Yendo y volviendo por las aguas del Mississippi y por sus puertos, conversando con sus compañeros, aprendió sobre el río, sus peligros, y comprendió que muchas veces la vida dependía de cualquier nimio detalle que hubiera sido ignorado. Decidió afinar su sentido de la observación. Tomar apuntes y observar, observar y pensar, pensar y volver a profundizar en sus observaciones, concentrarse cada día más, y de alguna manera, volverse paranoico. Ser consciente de los detalles, e incluso disfrutar de que la vida con sus pequeños y grandes asuntos lo persiguiera y escribir sobre sus apuntes lo que veía y lo que imaginaba. Tal vez riéndose de su paranoia encontró y trabajó aquel sentido del humor que desplegó en sus textos y en las cientos de presentaciones teatrales que lo volvieron uno de los comediantes más requeridos por el público en Estados Unidos e Inglaterra.
“Lo que uno ha vivido lo puede escribir, y a fuerza de duro trabajo y de auténtico aprendizaje, llega a escribirlo bien”, diría pasado mucho tiempo. “Tom Sawyer” era en parte su vida, y “La edad dorada”, “El calabaza Wilson y Huckleberry Finn” y “Pasando fatigas”. Sobre el Mississippi creció, se hizo fuerte y sufrió la muerte de su hermano Enrique, y por los personajes del río conoció lo humano y a un capitán de barco de apellido Sellers que firmaba sus notas meteorológicas en el diario “Picanuye” como Mark Twain, pues aquella era una voz de los navegantes que significaba “marca-dos”, y que repetían a los gritos para avisar que hacia abajo había dos brazas de profundidad.
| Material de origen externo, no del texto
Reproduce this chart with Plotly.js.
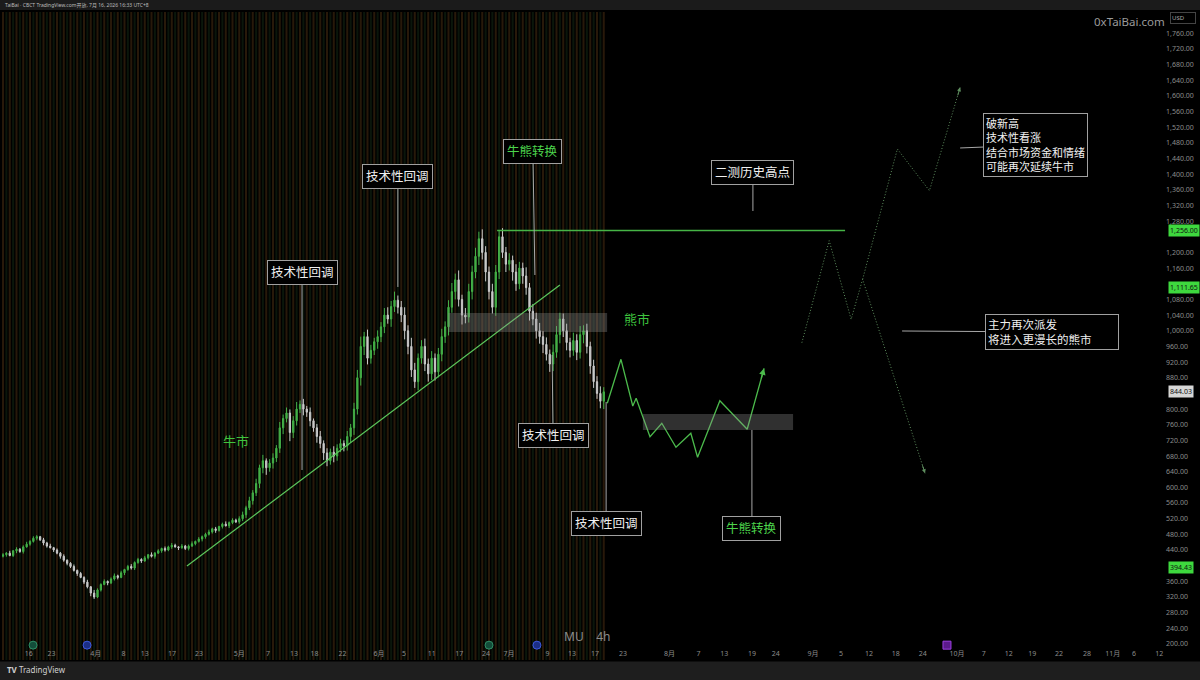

En su primer texto, publicado en el “True Delta”, de Nueva Orleáns, Twain, que entonces se llamaba Samuel Langhorne Clemens, hizo una pequeña burla de las notaciones del capitán Sellers y le robó el pseudónimo.
Décadas más tarde, admitió que se había equivocado. Que le había causado profundas amarguras a un hombre grande, íntegro, que por su burla no había vuelto a escribir. Entonces confesó que por aquellos tiempos ignoraba “que no hay dolor comparable al que experimenta un particular cuando se ve por primera vez llevado a la picota en letras de molde”.